While the current generation of energy-industry software isn’t always architected or designed to deliver a level of service most other sectors would consider their baseline (such as being able to track energy usage through a consumer-centric app), the next generation—currently being designed in classrooms and boardrooms across the globe—is much more ambitious. The BEMOSS and FREEDM platforms, for example, rely either on open-source principles or plug-and-play interfaces using open standards, such as TCP/IP and (for user interfaces) HTML.
When an industry is still struggling to make two massive pieces of infrastructure—such as a power plant and an industrial meter—interact, it has its work cut out for it
“Obviously the ultimate aim is flexibility, to incorporate new challenges,” says Aalborg University’s Sanjeevikumar Padmanaban, who has tracked the evolution of energy-network architectures. “Until now, we [haven’t had] software in smart grids that can be self-energized to work on faults. They can detect faults [and] isolate the faults, but how to fix them is still a challenge.”
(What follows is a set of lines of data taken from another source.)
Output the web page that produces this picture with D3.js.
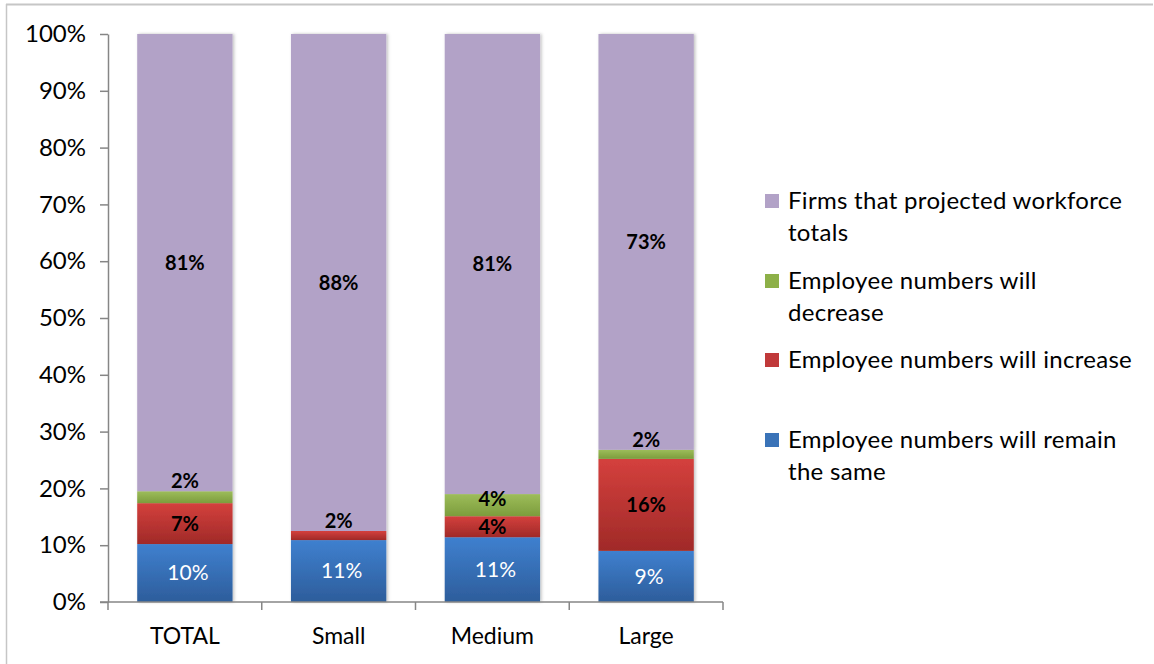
<!DOCTYPE html>
<html><head><meta charset="utf-8">
<script src="https://cdn.jsdelivr.net/npm/d3@7"></script>
<style>body{margin:0;background:#fff}svg{display:block}text{font-family:Lato,"Open Sans",sans-serif}</style>
</head><body><svg id="c" width="1154" height="664"></svg>
<script>
const categories = ["TOTAL", "Small", "Medium", "Large"];
const seriesNames = ["Employee numbers will remain the same", "Employee numbers will increase", "Employee numbers will decrease", "Firms that projected workforce totals"];
const remainSame = [10.2, 10.9, 11.4, 9.0];
const increase = [7.2, 1.6, 3.7, 16.2];
const decrease = [2.1, 0, 3.9, 1.6];
const projected = [80.5, 87.5, 81.0, 73.2];
const remainLabels = ["10%", "11%", "11%", "9%"];
const increaseLabels = ["7%", "2%", "4%", "16%"];
const decreaseLabels = ["2%", "", "4%", "2%"];
const projectedLabels = ["81%", "88%", "81%", "73%"];
const yTicks = [0, 10, 20, 30, 40, 50, 60, 70, 80, 90, 100];
const legendLines = [["Firms that projected workforce", "totals"], ["Employee numbers will", "decrease"], ["Employee numbers will increase"], ["Employee numbers will remain", "the same"]];

const svg = d3.select("#c");
// frame
svg.append("line").attr("x1",6).attr("x2",1153).attr("y1",4.5).attr("y2",4.5).attr("stroke","#c6c6c6").attr("stroke-width",2);
svg.append("line").attr("x1",6.5).attr("x2",6.5).attr("y1",4).attr("y2",664).attr("stroke","#c6c6c6").attr("stroke-width",1.5);

const x = d3.scaleBand().domain(categories).range([108, 723]).paddingInner(0.38).paddingOuter(0.19);
const y = d3.scaleLinear().domain([0, 100]).range([602, 34]);

const defs = svg.append("defs");
const grads = [["gBlue","#3f80cf","#2d5d9b"],["gRed","#d4403d","#a02a28"],["gGreen","#9dbd5a","#7c9c3c"],["gPurple","#b2a2c7","#b2a2c7"]];
grads.forEach(([id,c1,c2])=>{
  const g = defs.append("linearGradient").attr("id",id).attr("x1",0).attr("x2",0).attr("y1",0).attr("y2",1);
  g.append("stop").attr("offset","0%").attr("stop-color",c1);
  g.append("stop").attr("offset","100%").attr("stop-color",c2);
});
const f = defs.append("filter").attr("id","sh").attr("x","-10%").attr("y","-10%").attr("width","130%").attr("height","130%");
f.append("feDropShadow").attr("dx",1.5).attr("dy",0).attr("stdDeviation",1.5).attr("flood-color","#000").attr("flood-opacity",0.25);

const seriesVals = [remainSame, increase, decrease, projected];
const seriesLabels = [remainLabels, increaseLabels, decreaseLabels, projectedLabels];
const fills = ["url(#gBlue)","url(#gRed)","url(#gGreen)","url(#gPurple)"];
const legendColors = ["#b2a2c7","#8db048","#c0393a","#3a73b8"];

const rows = categories.map((c,i)=>{ const o={cat:c}; seriesVals.forEach((s,k)=>o["s"+k]=s[i]); return o; });
const stack = d3.stack().keys(["s0","s1","s2","s3"])(rows);

// bars
const barG = svg.append("g");
categories.forEach((c,i)=>{
  const g = barG.append("g").attr("filter","url(#sh)");
  stack.forEach((layer,k)=>{
    const d = layer[i];
    if (d[1]-d[0] <= 0) return;
    g.append("rect").attr("x",x(c)).attr("width",x.bandwidth())
      .attr("y",y(d[1])).attr("height",y(d[0])-y(d[1])).attr("fill",fills[k]);
  });
});

// axes
const yAxis = svg.append("g").attr("transform","translate(108,0)")
  .call(d3.axisLeft(y).tickValues(yTicks).tickFormat(d=>d+"%").tickSize(8).tickSizeOuter(0));
yAxis.select(".domain").attr("stroke","#868686").attr("stroke-width",1.5);
yAxis.selectAll(".tick line").attr("stroke","#868686").attr("stroke-width",1.5);
yAxis.selectAll(".tick text").attr("x",-22).attr("font-size",24).attr("fill","#000").attr("font-family","Lato");

const xAxis = svg.append("g").attr("transform","translate(0,602)");
xAxis.append("line").attr("x1",100).attr("x2",723).attr("y1",0).attr("y2",0).attr("stroke","#868686").attr("stroke-width",1.5);
const bounds = [108].concat(categories.map((c,i)=>108 + (i+1)*((723-108)/categories.length)));
xAxis.selectAll("line.t").data(bounds).join("line").attr("class","t")
  .attr("x1",d=>d).attr("x2",d=>d).attr("y1",0).attr("y2",8).attr("stroke","#868686").attr("stroke-width",1.5);
xAxis.selectAll("text").data(categories).join("text")
  .attr("x",d=>x(d)+x.bandwidth()/2).attr("y",42).attr("text-anchor","middle")
  .attr("font-size",23).attr("fill","#000").text(d=>d);

// labels
const labG = svg.append("g");
categories.forEach((c,i)=>{
  stack.forEach((layer,k)=>{
    const d = layer[i];
    const t = seriesLabels[k][i];
    if (!t) return;
    const top = y(d[1]), bot = y(d[0]);
    let cy = (top+bot)/2;
    if (bot-top < 15) cy = top - 10;
    else if (bot-top < 25 && k === 2) cy -= 6;
    labG.append("text").attr("x",x(c)+x.bandwidth()/2 + (k===0?3:0)).attr("y",cy).attr("dy","0.35em")
      .attr("text-anchor","middle").attr("font-size",k===0?21:20).attr("font-weight",k===0?"normal":"bold")
      .attr("fill",k===0?"#fff":"#000").text(t);
  });
});

// legend
const legY = [201, 281, 360, 440];
const leg = svg.append("g");
legendLines.forEach((lines,i)=>{
  leg.append("rect").attr("x",765).attr("y",legY[i]-7).attr("width",14).attr("height",14).attr("fill",legendColors[i]);
  lines.forEach((ln,j)=>{
    leg.append("text").attr("x",788).attr("y",legY[i]+j*32).attr("dy","0.35em").attr("font-size",24).attr("letter-spacing",0.3).attr("fill","#000").text(ln);
  });
});
</script></body></html>
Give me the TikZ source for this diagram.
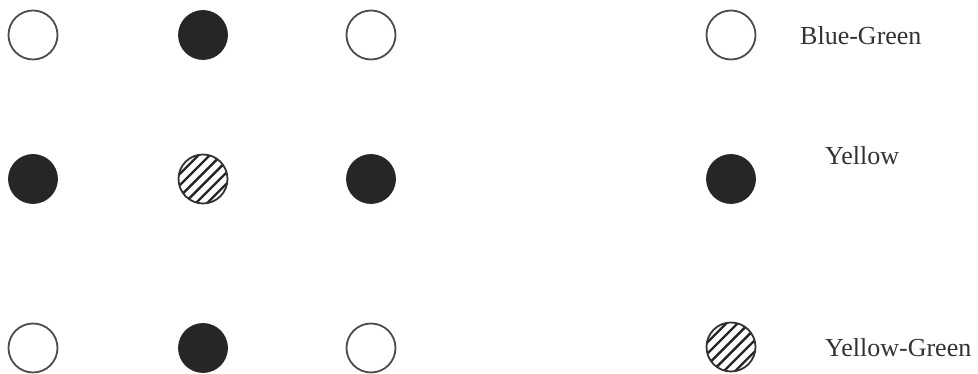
\documentclass[tikz,border=0pt]{standalone}
\usepackage{fontspec}
\setmainfont{Liberation Serif}
\begin{document}
\begin{tikzpicture}[x=1pt,y=1pt,
  dot/.style={circle, minimum size=49pt, inner sep=0pt},
  opendot/.style={dot, draw=black!70, line width=1.8pt, fill=white},
  darkdot/.style={dot, fill=black!85, draw=black!85, line width=0.8pt},
  hatchdot/.style={dot, draw=black!80, line width=1.8pt,
    path picture={
      \begin{scope}[shift={(path picture bounding box.center)}]
        \foreach \k in {-3,...,2}{
          \draw[black!85, line width=2.4pt]
            ({(\k+0.5)*8*(-0.7071)-40*0.7071},{(\k+0.5)*8*0.7071-40*0.7071}) --
            ({(\k+0.5)*8*(-0.7071)+40*0.7071},{(\k+0.5)*8*0.7071+40*0.7071});
        }
      \end{scope}
    }},
  lbl/.style={anchor=base west, inner sep=0pt, text=black!80, font=\fontsize{26}{30}\selectfont}
]
\useasboundingbox[fill=white] (0,0) rectangle (978,374);
% grid
\node[opendot]  (a1) at (33,339) {};
\node[darkdot]  (a2) at (203,339) {};
\node[opendot]  (a3) at (371,339) {};
\node[darkdot]  (b1) at (33,195) {};
\node[hatchdot] (b2) at (203,195) {};
\node[darkdot]  (b3) at (371,195) {};
\node[opendot]  (c1) at (33,26) {};
\node[darkdot]  (c2) at (203,26) {};
\node[opendot]  (c3) at (371,26) {};
% legend
\node[opendot]  (l1) at (731,339) {};
\node[darkdot]  (l2) at (731,195) {};
\node[hatchdot] (l3) at (731,27) {};
\node[lbl] (t1) at (800,329) {Blue-Green};
\node[lbl] (t2) at (825,209) {Yellow};
\node[lbl] (t3) at (825,17) {Yellow-Green};
\end{tikzpicture}
\end{document}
Self-identifying troubleshooting software is nice to have, but when an industry is still struggling to make two massive pieces of infrastructure—such as a power plant and an industrial meter—interact, it has its work cut out for it. Energy utilities must architect their systems to meet present demands. It’s been nearly 140 years since Thomas Edison implemented his pioneering electrical grid, and the industry has much to do to make up for lost time.